HMRC's Direct Warning on Social Media
In a post on X, HMRC explicitly advised: "Think twice before accessing your private pension pot. It may count as tax avoidance and could end up costing you more than you expect." The revenue body highlighted that unscrupulous firms are using misleading information to promote personal loans or cash incentives, enticing savers to unlock their pension pots early. HMRC emphasised: "There is no legal loophole – these transactions are unauthorised payments."
Understanding Unauthorised Payments and Tax Charges
Under UK regulations, certain lump sums taken before age 55 are classified as unauthorised payments. This category also includes sums exceeding £30,000 and continued payments after a pension member's death. Importantly, everyone is legally responsible for paying the correct amount of tax, even if they rely on external advice.
Unauthorised payments trigger multiple tax charges:
- Unauthorised payments charge: A 40% tax payable by the member (or employer if applicable).
- Unauthorised payments surcharge: An additional 15% if 25% or more of a pension pot is withdrawn in a single year, bringing the total tax liability to 55%.
- Scheme sanction charge: A 40% tax imposed on the scheme administrator for most unauthorised payments, borrowing, or investments in taxable property.

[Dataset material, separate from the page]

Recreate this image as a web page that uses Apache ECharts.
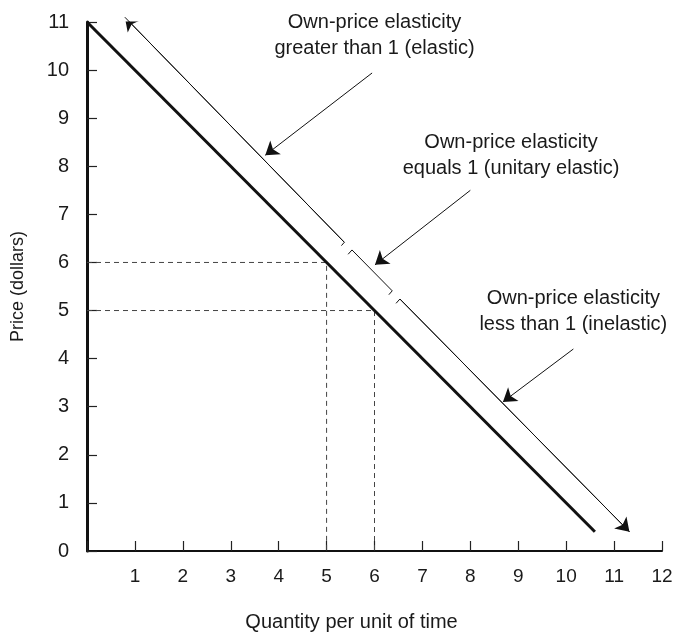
<!DOCTYPE html>
<html><head><meta charset="utf-8">
<script src="https://cdn.jsdelivr.net/npm/echarts@6/dist/echarts.min.js"></script>
<style>html,body{margin:0;padding:0;background:#fff}#c{width:677px;height:632px}</style>
</head><body><div id="c"></div>
<script>
// Axis ranges / tick values
const xTicks = [0,1,2,3,4,5,6,7,8,9,10,11,12];
const yTicks = [0,1,2,3,4,5,6,7,8,9,10,11];
// Demand curve P = 11 - Q (drawn to about Q = 10.6)
const demandLine = [[0, 11], [10.6, 0.4]];
// Dashed guide lines at (5,6) and (6,5)
const guideA = [[0, 6], [5, 6], [5, 0]];
const guideB = [[0, 5], [6, 5], [6, 0]];
// Parallel bracket line (three elasticity regions)
const elasticSeg = [[0.79, 11.1], [5.37, 6.42], [5.31, 6.35]];
const unitarySeg = [[5.45, 6.17], [5.53, 6.26], [6.37, 5.41], [6.30, 5.33]];
const inelasticSeg = [[6.45, 5.15], [6.53, 5.24], [11.32, 0.40]];
// Annotation arrows [from, to]
const pointerArrows = [
  [[5.95, 9.94], [3.72, 8.23]],
  [[8.0, 7.5], [6.01, 5.95]],
  [[10.15, 4.2], [8.68, 3.1]]
];
// Annotation texts with anchor (centre) values
const annotations = [
  {value: [6.0, 10.73], text: 'Own-price elasticity\ngreater than 1 (elastic)'},
  {value: [8.85, 8.23], text: 'Own-price elasticity\nequals 1 (unitary elastic)'},
  {value: [10.15, 4.99], text: 'Own-price elasticity\nless than 1 (inelastic)'}
];

const FONT = '"Liberation Sans", Arial, Helvetica, sans-serif';
const INK = '#111';
const TXT = '#1a1a1a';
const chart = echarts.init(document.getElementById('c'), null, {renderer: 'canvas'});

const plainLine = (data, width, extra) => Object.assign({
  type: 'line', data: data, symbol: 'none', clip: false, silent: true,
  lineStyle: {color: INK, width: width}, z: 3
}, extra || {});

chart.setOption({
  animation: false,
  backgroundColor: '#fff',
  textStyle: {fontFamily: FONT},
  grid: {left: 87, right: 15, top: 22, bottom: 81, containLabel: false, outerBoundsMode: 'none'},
  xAxis: {
    type: 'value', min: xTicks[0], max: xTicks[xTicks.length - 1], interval: 1,
    axisLine: {show: true, onZero: false, lineStyle: {color: INK, width: 2}},
    axisTick: {show: true, inside: true, length: 10, lineStyle: {color: '#222', width: 1.2}},
    axisLabel: {margin: 16, fontSize: 19, color: TXT, fontFamily: FONT,
      formatter: v => (v === 0 ? '' : String(v))},
    splitLine: {show: false},
    name: 'Quantity per unit of time', nameLocation: 'middle', nameGap: 61,
    nameTextStyle: {fontSize: 20, color: TXT, fontFamily: FONT, padding: [0, 46, 0, 0]}
  },
  yAxis: {
    type: 'value', min: yTicks[0], max: yTicks[yTicks.length - 1], interval: 1,
    axisLine: {show: true, onZero: false, lineStyle: {color: INK, width: 3}},
    axisTick: {show: true, inside: true, length: 10, lineStyle: {color: '#222', width: 1.2}},
    axisLabel: {margin: 18, fontSize: 20, color: TXT, fontFamily: FONT},
    splitLine: {show: false},
    name: 'Price (dollars)', nameLocation: 'middle', nameGap: 60,
    nameTextStyle: {fontSize: 18, color: TXT, fontFamily: FONT}
  },
  series: [
    plainLine(guideA, 1, {lineStyle: {color: '#444', width: 1, type: [5, 4]}}),
    plainLine(guideB, 1, {lineStyle: {color: '#444', width: 1, type: [5, 4]}}),
    plainLine(demandLine, 3),
    plainLine(elasticSeg, 1),
    plainLine(unitarySeg, 1),
    plainLine(inelasticSeg, 1),
    {
      type: 'lines', coordinateSystem: 'cartesian2d', silent: true, z: 4,
      symbol: ['none', 'arrow'], symbolSize: [8, 13],
      lineStyle: {color: INK, width: 1, opacity: 1},
      data: [
        {coords: [elasticSeg[1], elasticSeg[0]]},
        {coords: [inelasticSeg[1], inelasticSeg[2]]}
      ].concat(pointerArrows.map(a => ({coords: a})))
    },
    {
      type: 'scatter', symbolSize: 1, silent: true, clip: false, z: 5,
      itemStyle: {opacity: 0, color: '#fff'},
      emphasis: {disabled: true},
      data: annotations.map(a => ({value: a.value, text: a.text})),
      label: {
        show: true, position: 'inside', formatter: p => p.data.text, opacity: 1,
        fontSize: 20, lineHeight: 26, color: TXT, fontFamily: FONT, align: 'center',
        verticalAlign: 'middle', textBorderWidth: 0
      }
    }
  ]
});
</script>
</body></html>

The Risks of Early Pension Access
Pensioners are particularly vulnerable to aggressive marketing tactics that promote early access to pension funds. These schemes often disguise themselves as beneficial financial solutions but can lead to severe financial consequences. HMRC's warning serves as a critical reminder for savers to conduct thorough due diligence and seek independent, reputable financial advice before making any decisions regarding their pension pots.
The combination of high tax rates and potential penalties underscores the importance of adhering to authorised pension withdrawal guidelines. Savers should remain vigilant against promises of quick cash or tax loopholes, as these could ultimately diminish their retirement savings significantly.